Ethiopia’s Authoritarian Regime Cracks Down, Kills Dozens of Protesters
Ethiopian security forces killed more than 80 people during a month of protests against an ambitious urban development plan, according to representatives of the Oromo ethnic group which led the protests. Both the demonstrations and government violence reflect the increasingly authoritarian relationship between the Ethiopian state, a key U.S. military ally, and its population.
Beginning in mid-November, Oromo youths and farmers began protesting government plans to extend the urban development of the capital, Addis Ababa, into the surrounding Oromia federal region. International media only had intermittent access to the area, but many observers agree that the government is facing the most significant civil resistance movement since it took power in 1991.
In interviews, protesters refer both to an increasing political and economic marginalization, as well as the fear of displacement due to rapid urban development as motivations for the demonstrations. Human Rights Watch claims the government has killed at least 75 people.
The grievances have a historic connotation. Ethiopia can look back on a history of literally thousands of years as an independent state, and has the distinction of being the only African nation to never have been colonized (though this point is debatable). Oromia, however, is a comparatively recent addition. Emperor Menelik began the conquest of the region in the 1880s with the help of local allies in a campaign that saw the Ethiopian army commit massive atrocities.
Despite representing the largest ethnic group and 35 percent of the population of Ethiopia, the Oromo people have never been adequately represented in either the ruling political elite or the military, with the current regime being heavily dominated by ethnic Tigrinya.
Above — Oromo men in Ethiopia. Rod Waddington / Flickr photo. At top — Ethiopian pro-democracy protest in Chicago. Kim Scarborough / Flickr photo
But the protests also reflect more recent complaints. Ethiopia’s government, led by the ruling Ethiopian People’s Revolutionary Democratic Front, has pursued the model of a developmental state — for which it has cited China as a model — since it succeeded in ousting a communist regime in the 1990s.
The EPRDF has severely curtailed civil and political liberties, accelerating the restrictions after a botched general election in 2005, which the partly allegedly rigged to keep its parliamentary majority.
In the 2015 general elections the EPRDF and an allied party won all of the parliament’s 524 seats, effectively nullifying opposition influence on the political process.
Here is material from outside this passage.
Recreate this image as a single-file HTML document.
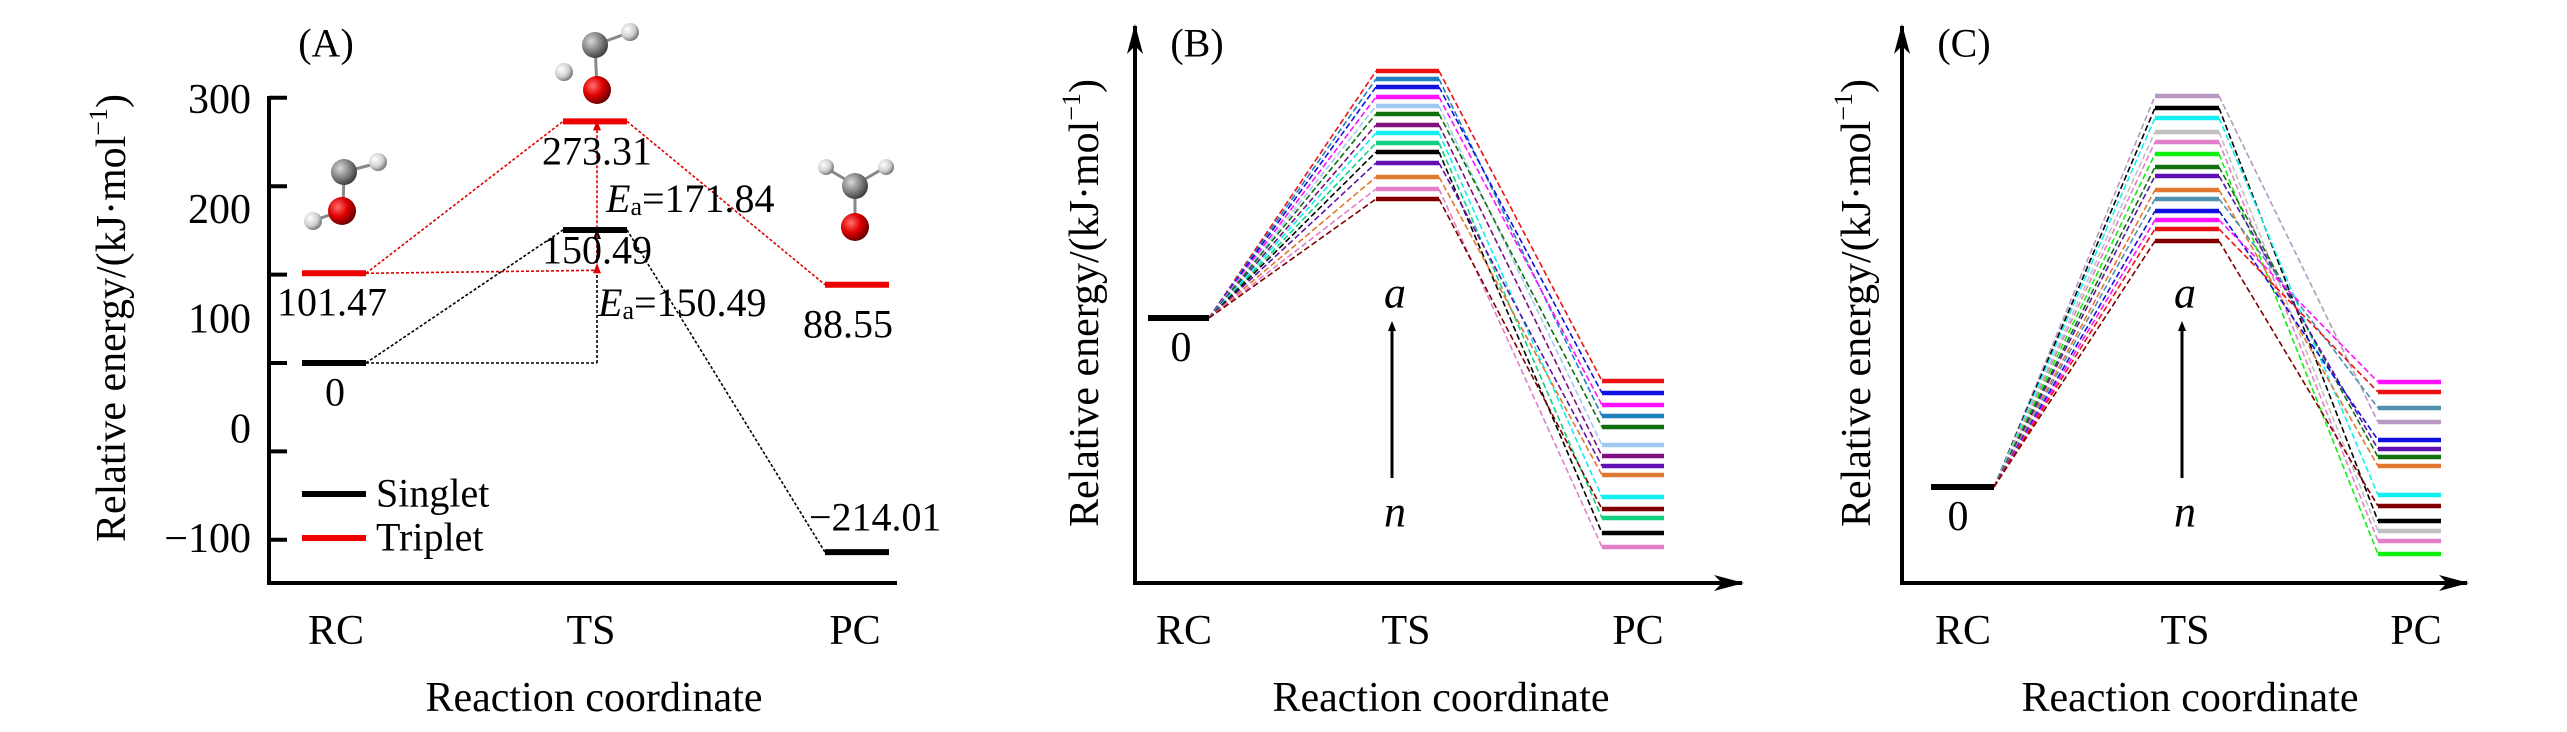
<!DOCTYPE html>
<html><head><meta charset="utf-8">
<style>
html,body{margin:0;padding:0;background:#fff;}
svg{display:block;font-family:"Liberation Serif",serif;}
</style></head>
<body>
<svg id="fig" width="2567" height="732" viewBox="0 0 2567 732" xmlns="http://www.w3.org/2000/svg">
<defs>
<radialGradient id="gC" cx="35%" cy="35%" r="70%"><stop offset="0" stop-color="#d8d8d8"/><stop offset="0.5" stop-color="#8a8a8a"/><stop offset="1" stop-color="#3a3a3a"/></radialGradient>
<radialGradient id="gO" cx="35%" cy="35%" r="70%"><stop offset="0" stop-color="#ff7070"/><stop offset="0.5" stop-color="#e00000"/><stop offset="1" stop-color="#600000"/></radialGradient>
<radialGradient id="gH" cx="35%" cy="35%" r="70%"><stop offset="0" stop-color="#ffffff"/><stop offset="0.6" stop-color="#d0d0d0"/><stop offset="1" stop-color="#707070"/></radialGradient>
<marker id="arr" markerWidth="10" markerHeight="10" refX="5" refY="5" orient="auto" markerUnits="userSpaceOnUse"><path d="M0,1 L10,5 L0,9 z" fill="#000"/></marker>
<marker id="arrBig" markerWidth="30" markerHeight="20" refX="28" refY="10" orient="auto" markerUnits="userSpaceOnUse"><path d="M0,2 L30,10 L0,18 L8,10 z" fill="#000"/></marker>
<marker id="arrR" markerWidth="10" markerHeight="10" refX="5" refY="5" orient="auto" markerUnits="userSpaceOnUse"><path d="M0,1 L10,5 L0,9 z" fill="#e00000"/></marker>
</defs>
</svg>
<script>
// ---------- Panel A data ----------
const aStates = ["RC","TS","PC"];
const aSinglet = [0, 150.49, -214.01];
const aTriplet = [101.47, 273.31, 88.55];
const aSingletLabels = ["0","150.49","\u2212214.01"];
const aTripletLabels = ["101.47","273.31","88.55"];
const aTicks = [300,200,100,0,-100,-200];
const aTickLabels = ["300","200","100","0","\u2212100"];
// ---------- Panel B data ----------
const bColors = ["#ee1111","#1f7fbf","#1010e0","#ff10ff","#a0c8f0","#107010","#801080","#10f0f0","#10d080","#000000","#6010b0","#e07830","#e080c8","#800000"];
const bTS = [247,239,231,221,212,204,193,185,175,166,155,141,129,119];
const bPC = [-63,-98,-75,-87,-127,-109,-138,-179,-200,-215,-148,-157,-229,-191];
// ---------- Panel C data ----------
const cColors = ["#b898c0","#000000","#10f0f0","#c0c0c0","#e080c8","#10f010","#107010","#6010b0","#e07830","#5090b0","#1010e0","#ff10ff","#ee1111","#800000"];
const cTS = [391,379,369,355,345,333,320,311,297,288,276,267,258,246];
const cPC = [65,-34,-8,-44,-54,-67,30,38,21,79,47,105,95,-19];

const svg = document.getElementById('fig');
const NS = "http://www.w3.org/2000/svg";
function mk(tag, attrs, parent){
  const e = document.createElementNS(NS, tag);
  for (const k in attrs) e.setAttribute(k, attrs[k]);
  (parent||svg).appendChild(e);
  return e;
}
function txt(s, x, y, size, anchor, parent, extra){
  const t = mk('text', Object.assign({x:x, y:y, 'font-size':size, 'text-anchor':anchor||'middle', 'dominant-baseline':'central', fill:'#000'}, extra||{}), parent);
  t.textContent = s;
  return t;
}

// ================= Panel A =================
const gA = mk('g', {});


const yA = e => 363 - e * 0.884;
const aLevelX = [[302,366],[563,627],[825,889]];
// axes
let el = mk('line', {x1:269, y1:96, x2:269, y2:584, stroke:'#000','stroke-width':4}, gA);


el = mk('line', {x1:267, y1:583, x2:897, y2:583, stroke:'#000','stroke-width':4}, gA);


aTicks.forEach((v,i)=>{
  const t = mk('line', {x1:269, y1:yA(v), x2:287, y2:yA(v), stroke:'#000','stroke-width':4}, gA);
  
  
});
aTickLabels.forEach((s,i)=>{
  const t = txt(s, 251, 100 + i*109.8, 42, 'end', gA);
  
  
});
// connectors
function conn(arr, color, g){
  for (let i=0;i<arr.length-1;i++){
    const c = mk('line', {x1:aLevelX[i][1], y1:yA(arr[i]), x2:aLevelX[i+1][0], y2:yA(arr[i+1]), stroke:color,'stroke-width':1.6,'stroke-dasharray':'3,2'}, g);
    
    
  }
}
conn(aSinglet, '#000', gA);
conn(aTriplet, '#e00000', gA);
// Ea arrows
const eaX = 597;
el = mk('polyline', {points:`${aLevelX[0][1]},${yA(aSinglet[0])} ${eaX},${yA(aSinglet[0])}`, fill:'none', stroke:'#000','stroke-width':1.6,'stroke-dasharray':'3,2'}, gA);


el = mk('line', {x1:eaX, y1:yA(aSinglet[0]), x2:eaX, y2:yA(aSinglet[1])+4, stroke:'#000','stroke-width':1.6,'stroke-dasharray':'3,2','marker-end':'url(#arr)'}, gA);


el = mk('line', {x1:aLevelX[0][1], y1:yA(aTriplet[0]), x2:eaX, y2:yA(aTriplet[0])-3, stroke:'#e00000','stroke-width':1.6,'stroke-dasharray':'3,2'}, gA);


el = mk('line', {x1:eaX, y1:yA(aTriplet[0])-5, x2:eaX, y2:yA(aTriplet[1])+4, stroke:'#e00000','stroke-width':1.6,'stroke-dasharray':'3,2','marker-end':'url(#arrR)','marker-start':'url(#arrR)'}, gA);


// levels
aSinglet.forEach((v,i)=>{
  const l = mk('line', {x1:aLevelX[i][0], y1:yA(v), x2:aLevelX[i][1], y2:yA(v), stroke:'#000','stroke-width':6}, gA);
  
  
});
aTriplet.forEach((v,i)=>{
  const l = mk('line', {x1:aLevelX[i][0], y1:yA(v), x2:aLevelX[i][1], y2:yA(v), stroke:'#ee0000','stroke-width':6}, gA);
  
  
});
// value labels
const sLabPos = [[335,392,'middle'],[597,250,'middle'],[809,517,'start']];
const tLabPos = [[332,302,'middle'],[597,151,'middle'],[848,324,'middle']];
aSingletLabels.forEach((s,i)=>{
  const t = txt(s, sLabPos[i][0], sLabPos[i][1], 40, sLabPos[i][2], gA);
  
  
});
aTripletLabels.forEach((s,i)=>{
  const t = txt(s, tLabPos[i][0], tLabPos[i][1], 40, tLabPos[i][2], gA);
  
  
});
function eaLabel(val, x, y){
  const t = mk('text', {x:x, y:y, 'font-size':40, 'dominant-baseline':'central'}, gA);
  
  
  const a = mk('tspan', {'font-style':'italic'}, t); a.textContent = 'E';
  const b = mk('tspan', {'font-size':26, dy:8}, t); b.textContent = 'a';
  const c = mk('tspan', {dy:-8}, t); c.textContent = '=' + val;
}
eaLabel('171.84', 606, 198);
eaLabel('150.49', 598, 302);
// legend
el = mk('line', {x1:302, y1:494, x2:366, y2:494, stroke:'#000','stroke-width':6}, gA);


el = txt('Singlet', 376, 493, 40, 'start', gA);


el = mk('line', {x1:302, y1:538, x2:366, y2:538, stroke:'#ee0000','stroke-width':6}, gA);


el = txt('Triplet', 376, 537, 40, 'start', gA);


// molecules
function atom(x,y,r,g,parent){ return mk('circle',{cx:x,cy:y,r:r,fill:'url(#'+g+')'},parent); }
function bond(x1,y1,x2,y2,parent){ return mk('line',{x1:x1,y1:y1,x2:x2,y2:y2,stroke:'#888','stroke-width':3},parent); }
let m = mk('g', {}, gA);


bond(344,172,378,163,m); bond(344,172,343,210,m); bond(343,210,313,221,m);
atom(378,162,9,'gH',m); atom(344,172,13,'gC',m); atom(313,221,9,'gH',m); atom(342,211,14,'gO',m);
m = mk('g', {}, gA);


bond(595,45,628,33,m); bond(595,45,597,88,m);
atom(630,32,9,'gH',m); atom(595,45,13,'gC',m); atom(564,72,9,'gH',m); atom(597,90,14,'gO',m);
m = mk('g', {}, gA);


bond(855,185,826,168,m); bond(855,185,884,168,m); bond(855,185,855,225,m);
atom(826,167,8,'gH',m); atom(886,167,8,'gH',m); atom(855,186,13,'gC',m); atom(855,227,14,'gO',m);
el = txt('(A)', 326, 43, 40, 'middle', gA);


el = txt('Relative energy/(kJ\u00b7mol', 0, 0, 42, 'middle', gA, {});
el.remove();
function yTitle(x, y, parent){
  const t = mk('text', {x:0, y:0, 'font-size':42, 'text-anchor':'middle', 'dominant-baseline':'central', transform:`translate(${x},${y}) rotate(-90)`}, parent);
  
  
  const a = mk('tspan', {}, t); a.textContent = 'Relative energy/(kJ\u00b7mol';
  const b = mk('tspan', {'font-size':26, dy:-14}, t); b.textContent = '\u22121';
  const c = mk('tspan', {dy:14}, t); c.textContent = ')';
}
yTitle(112, 318, gA);
function xLabels(xs, y, parent){
  ["RC","TS","PC"].forEach((s,i)=>{
    const t = txt(s, xs[i], y, 42, 'middle', parent);
    
    
  });
}
function xTitle(x, parent){
  const t = txt('Reaction coordinate', x, 698, 42, 'middle', parent);
  
  
}
xLabels([336,591,855], 631, gA);
xTitle(594, gA);

// ================= Panels B & C =================
function profilePanel(name, letter, cfg, colors, ts, pc){
  const g = mk('g', {});
  
  
  const y = e => cfg.y0 - e;
  let a = mk('line', {x1:cfg.ax, y1:583, x2:cfg.ax, y2:26, stroke:'#000','stroke-width':4,'marker-end':'url(#arrBig)'}, g);
  
  
  a = mk('line', {x1:cfg.ax-2, y1:583, x2:cfg.xEnd, y2:583, stroke:'#000','stroke-width':4,'marker-end':'url(#arrBig)'}, g);
  
  
  for (let i=0;i<ts.length;i++){
    let c = mk('line', {x1:cfg.rc[1], y1:y(0), x2:cfg.ts[0], y2:y(ts[i]), stroke:colors[i],'stroke-width':1.6,'stroke-dasharray':'6,3'}, g);
    
    
    c = mk('line', {x1:cfg.ts[1], y1:y(ts[i]), x2:cfg.pc[0], y2:y(pc[i]), stroke:colors[i],'stroke-width':1.6,'stroke-dasharray':'6,3'}, g);
    
    
  }
  for (let i=0;i<ts.length;i++){
    let l = mk('line', {x1:cfg.ts[0], y1:y(ts[i]), x2:cfg.ts[1], y2:y(ts[i]), stroke:colors[i],'stroke-width':4.5}, g);
    
    
    l = mk('line', {x1:cfg.pc[0], y1:y(pc[i]), x2:cfg.pc[1], y2:y(pc[i]), stroke:colors[i],'stroke-width':4.5}, g);
    
    
  }
  let r = mk('line', {x1:cfg.rc[0], y1:y(0), x2:cfg.rc[1], y2:y(0), stroke:'#000','stroke-width':6}, g);
  
  
  let t = txt('0', cfg.zeroX, y(0)+30, 42, 'middle', g);
  
  
  t = txt('('+letter+')', cfg.ax+62, 43, 40, 'middle', g);
  
  
  let ar = mk('line', {x1:cfg.arX, y1:478, x2:cfg.arX, y2:326, stroke:'#000','stroke-width':3,'marker-end':'url(#arr)'}, g);
  
  
  t = txt('a', cfg.arX+3, 293, 44, 'middle', g, {'font-style':'italic'});
  
  
  t = txt('n', cfg.arX+3, 512, 44, 'middle', g, {'font-style':'italic'});
  
  
  yTitle(cfg.titleX, 303, g);
  xLabels(cfg.xl, 631, g);
  xTitle(cfg.xt, g);
}
profilePanel('panel-b', 'B', {ax:1135, xEnd:1742, y0:318, rc:[1148,1209], ts:[1376,1439], pc:[1602,1664], zeroX:1181, arX:1392, titleX:1085, xl:[1184,1406,1638], xt:1441}, bColors, bTS, bPC);
profilePanel('panel-c', 'C', {ax:1902, xEnd:2467, y0:487, rc:[1931,1994], ts:[2155,2219], pc:[2378,2441], zeroX:1958, arX:2182, titleX:1857, xl:[1963,2185,2416], xt:2190}, cColors, cTS, cPC);
</script>
</body></html>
The EPRDF and its allies control the regional administrations, the federal security services, the armed forces and significant parts of the economy.
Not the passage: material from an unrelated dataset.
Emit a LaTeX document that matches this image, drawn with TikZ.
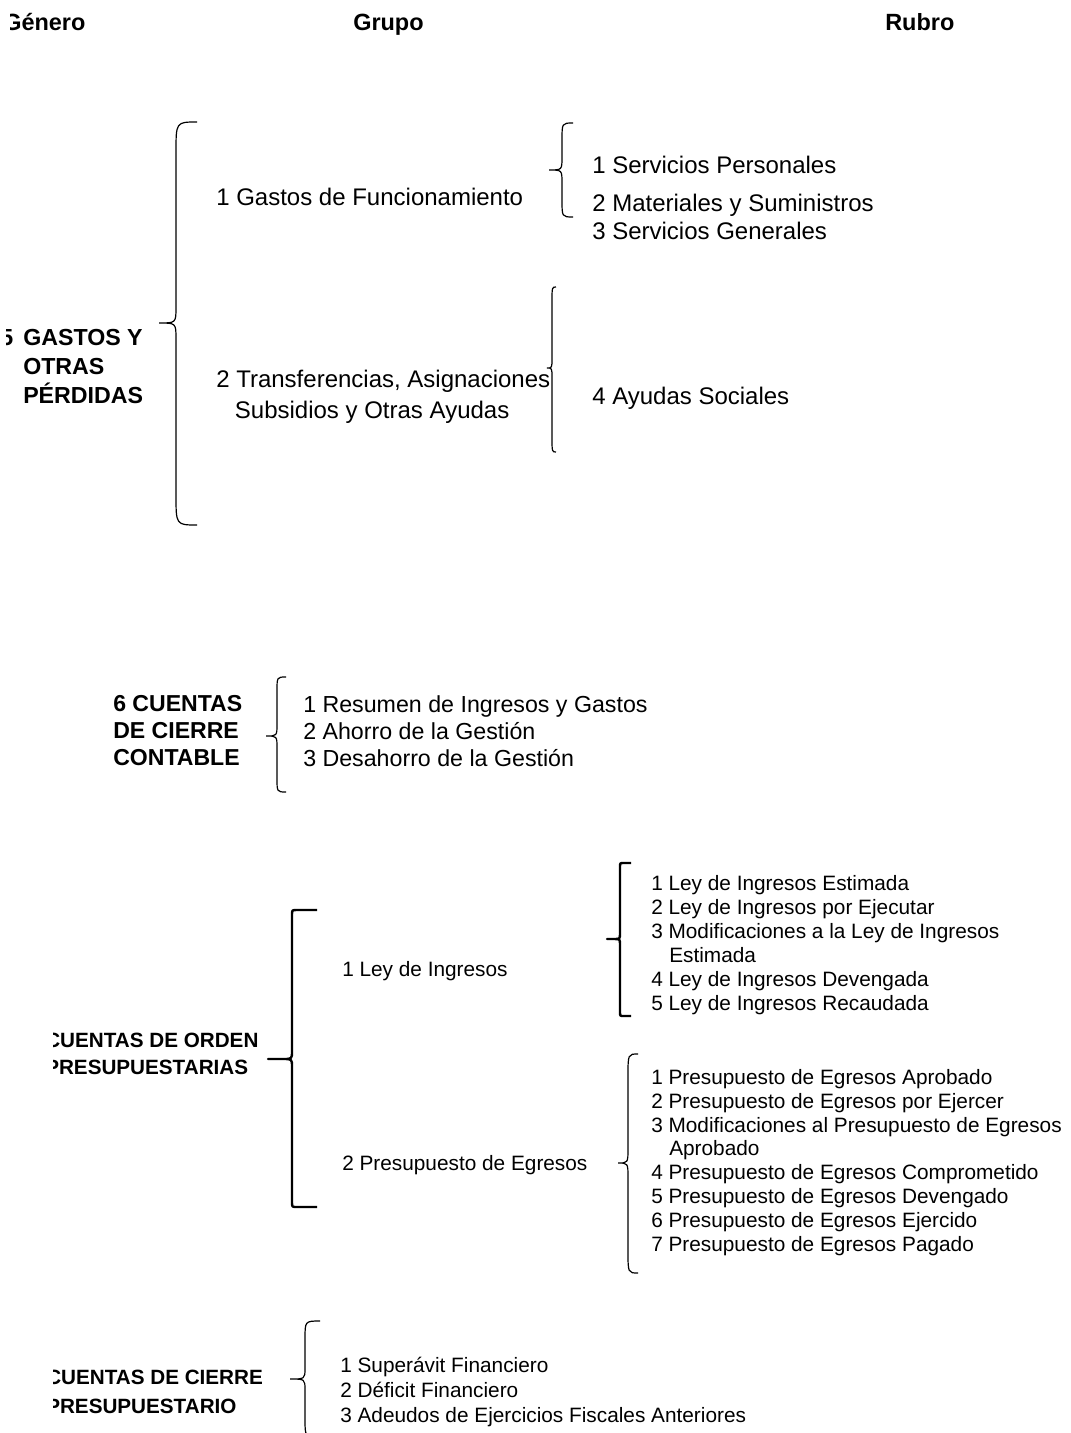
\documentclass[tikz,border=0pt]{standalone}
\usepackage{fontspec}
\setmainfont{Liberation Sans}
\newcommand{\tam}[2]{\fontsize{#1}{#2}\selectfont}

\begin{document}
\begin{tikzpicture}[x=0.75pt,y=-0.75pt,
  texto/.style={anchor=west,inner sep=0pt,align=left},
  linea/.style={texto,text height=12.9pt,text depth=0pt},
  lineachica/.style={texto,text height=11.2pt,text depth=0pt},
  negrita/.style={anchor=west,inner sep=0pt,align=left},
  encabezado/.style={negrita,font=\bfseries\tam{17.6}{21},text height=12.7pt,text depth=0pt},
  llave/.style={line width=0.9pt},
  corchete/.style={line width=1.8pt,line join=round}]
  \useasboundingbox (0,0) rectangle (1070,1433);
  \clip (0,0) rectangle (1070,1433);

  % encabezados
  \begin{scope}
    \clip (10,0) rectangle (300,45);
    \node[encabezado] (genero) at (3,22) {Género};
  \end{scope}
  \node[encabezado] (grupo) at (353,22) {Grupo};
  \node[encabezado] (rubro) at (885,22) {Rubro};

  % 5 gastos y otras perdidas
  \begin{scope}
    \clip (6,300) rectangle (200,430);
    \node[negrita, font=\bfseries\tam{17.4}{21.75}] (gastos) at (23,367) {\llap{5\hspace{7.5pt}}GASTOS Y\\OTRAS\\PÉRDIDAS};
  \end{scope}
  \draw[llave] (197,122) .. controls (176,122) .. (176,152) -- (176,307) .. controls (176,323) .. (159,323) .. controls (176,323) .. (176,339) -- (176,495) .. controls (176,525) .. (197,525);
  \node[linea, font=\tam{18}{23.25}] (funcionamiento) at (216,197) {1 Gastos de Funcionamiento};
  \node[texto, font=\tam{18}{23.25}] (transferencias) at (216,396.5) {2 Transferencias, Asignaciones\\\hspace*{14pt}Subsidios y Otras Ayudas};
  \draw[llave] (573,123) .. controls (562,123) .. (562,140) -- (562,157) .. controls (562,170) .. (549,170) .. controls (562,170) .. (562,183) -- (562,200) .. controls (562,217) .. (573,217);
  \node[linea, font=\tam{18}{23.25}] (personales) at (592,165) {1 Servicios Personales};
  \node[linea, font=\tam{18}{23.25}] (materiales) at (592,203) {2 Materiales y Suministros};
  \node[linea, font=\tam{18}{23.25}] (generales) at (592,231) {3 Servicios Generales};
  \draw[llave] (556,287) .. controls (552,287) .. (552,302) -- (552,358) .. controls (552,368) .. (547,368) .. controls (552,368) .. (552,378) -- (552,437) .. controls (552,452) .. (556,452);
  \node[linea, font=\tam{18}{23.25}] (ayudas) at (592,396) {4 Ayudas Sociales};

  % 6 cuentas de cierre contable
  \node[negrita, font=\bfseries\tam{17.3}{20.25}] (contable) at (113,731) {6 CUENTAS\\DE CIERRE\\CONTABLE};
  \draw[llave] (286,677) .. controls (277,677) .. (277,691) -- (277,724) .. controls (277,736) .. (266,736) .. controls (277,736) .. (277,748) -- (277,778) .. controls (277,792) .. (286,792);
  \node[texto, font=\tam{17.4}{20.25}] (resumen) at (303,731) {1 Resumen de Ingresos y Gastos\\2 Ahorro de la Gestión\\3 Desahorro de la Gestión};

  % cuentas de orden presupuestarias
  \begin{scope}
    \clip (53,1020) rectangle (280,1090);
    \node[negrita, font=\bfseries\tam{15.5}{20.25}] (orden) at (45,1053.5) {CUENTAS DE ORDEN\\PRESUPUESTARIAS};
  \end{scope}
  \draw[corchete] (317,910) -- (297,910) .. controls (292,910) .. (292,915) -- (292,1051) .. controls (292,1059) .. (283,1059) -- (268,1059) -- (283,1059) .. controls (292,1059) .. (292,1067) -- (292,1202) .. controls (292,1207) .. (297,1207) -- (317,1207);
  \node[lineachica, font=\tam{15.6}{18}] (ley) at (342,969) {1 Ley de Ingresos};
  \node[lineachica, font=\tam{15.6}{18}] (egresos) at (342,1163) {2 Presupuesto de Egresos};
  \draw[corchete] (631,863) -- (624,863) .. controls (620,863) .. (620,867) -- (620,933) .. controls (620,939) .. (614,939) -- (607,939) -- (614,939) .. controls (620,939) .. (620,945) -- (620,1012) .. controls (620,1016) .. (624,1016) -- (631,1016);
  \node[texto, font=\tam{15.6}{18}] (leylista) at (651,945) {1 Ley de Ingresos Estimada\\2 Ley de Ingresos por Ejecutar\\3 Modificaciones a la Ley de Ingresos\\\hspace*{13.5pt}Estimada\\4 Ley de Ingresos Devengada\\5 Ley de Ingresos Recaudada};
  \draw[llave] (638,1054) .. controls (628,1054) .. (628,1076) -- (628,1148) .. controls (628,1163) .. (618,1163) .. controls (628,1163) .. (628,1178) -- (628,1251) .. controls (628,1273) .. (638,1273);
  \node[texto, font=\tam{15.6}{17.9}] (egresoslista) at (651,1162.5) {1 Presupuesto de Egresos Aprobado\\2 Presupuesto de Egresos por Ejercer\\3 Modificaciones al Presupuesto de Egresos\\\hspace*{13.5pt}Aprobado\\4 Presupuesto de Egresos Comprometido\\5 Presupuesto de Egresos Devengado\\6 Presupuesto de Egresos Ejercido\\7 Presupuesto de Egresos Pagado};

  % cuentas de cierre presupuestario
  \begin{scope}
    \clip (53,1350) rectangle (285,1425);
    \node[negrita, font=\bfseries\tam{15.5}{21.75}] (presupuestario) at (46,1391.5) {CUENTAS DE CIERRE\\PRESUPUESTARIO};
  \end{scope}
  \draw[llave] (320,1321) .. controls (305,1321) .. (305,1339) -- (305,1368) .. controls (305,1379) .. (290,1379) .. controls (305,1379) .. (305,1390) -- (305,1419) .. controls (305,1437) .. (320,1437);
  \node[texto, font=\tam{15.6}{18.75}] (financiero) at (340,1392) {1 Superávit Financiero\\2 Déficit Financiero\\3 Adeudos de Ejercicios Fiscales Anteriores};
\end{tikzpicture}
\end{document}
This has let to an incredible centralization of power, which is in stark contrast to Ethiopia’s official constitution as a highly federalized country.
In return, the EPRDF has prescribed the country a top-down developmental agenda that has seen some successes. Gross National Income per capita has risen from $657 in 2004 to $1,638 in 2014, and the country has also steadily improved its ranking in the composite Human Development Index, having started from the position of one of the world’s least developed countries. To kickstart industrial development, the Ethiopian government has begun several high-profile hydro power projects heavily financed by government revenue.
Internationally, Ethiopia has positioned itself firmly as an American ally in the region, hosting U.S. military forces and contractors conducting drone missions over Somalia. Ethiopia has also intervened militarily in neighboring Somalia to counter Islamist groups.
This combination of international alignment and domestic economic development has shielded the Ethiopian regime from harsh criticism regarding its internal policies. But there has been backlash nonetheless, and the current protests are only the latest incarnation.
Ethiopian troops in Somalia. AMISOM photo
The Ethiopian military is fighting several low-intensity insurgencies, including the Ogaden National Liberation Front, the Afar Revolutionary Democratic Unity Front and the Oromo Liberation Front, some of which are supported by or based in Eritrea. In all cases, key grievances include the ruling elite’s political and economic marginalization of ethnic groups.
So far, the Ethiopian government has counted on its economic policies to undermine support for these rebel movements, which mostly stem from sparsely populated and geographically remote areas. But the protests over the Addis Ababa urban development plans indicate that Ethiopia’s aggressive and top-down model of economic development might in itself produce conflicts.
In an article for the blog Africa Is a Country, Mohammed Ademo and Hassen Hussein pointed out that job opportunities for the country’s youth — 70 percent of the population is under the age of 30 — remain marginal. The public sector remains one of Ethiopia’s main source of qualified employment, but it is only accessible to candidates with connections to the political establishment.
At the same time, the government actively delegitimizes protests as “terrorism,” even when demonstrations remain largely peaceful. Ethiopia’s state intelligence services have claimed that some protesters have a “direct link with a group that has been collaborating with other proven terrorist parties.”
Amnesty International has condemned this approach, arguing in a statement that “the suggestion that these Oromo — protesting against a real threat to their livelihoods — are aligned to terrorists will have a chilling effect on freedom of expression for rights activists.”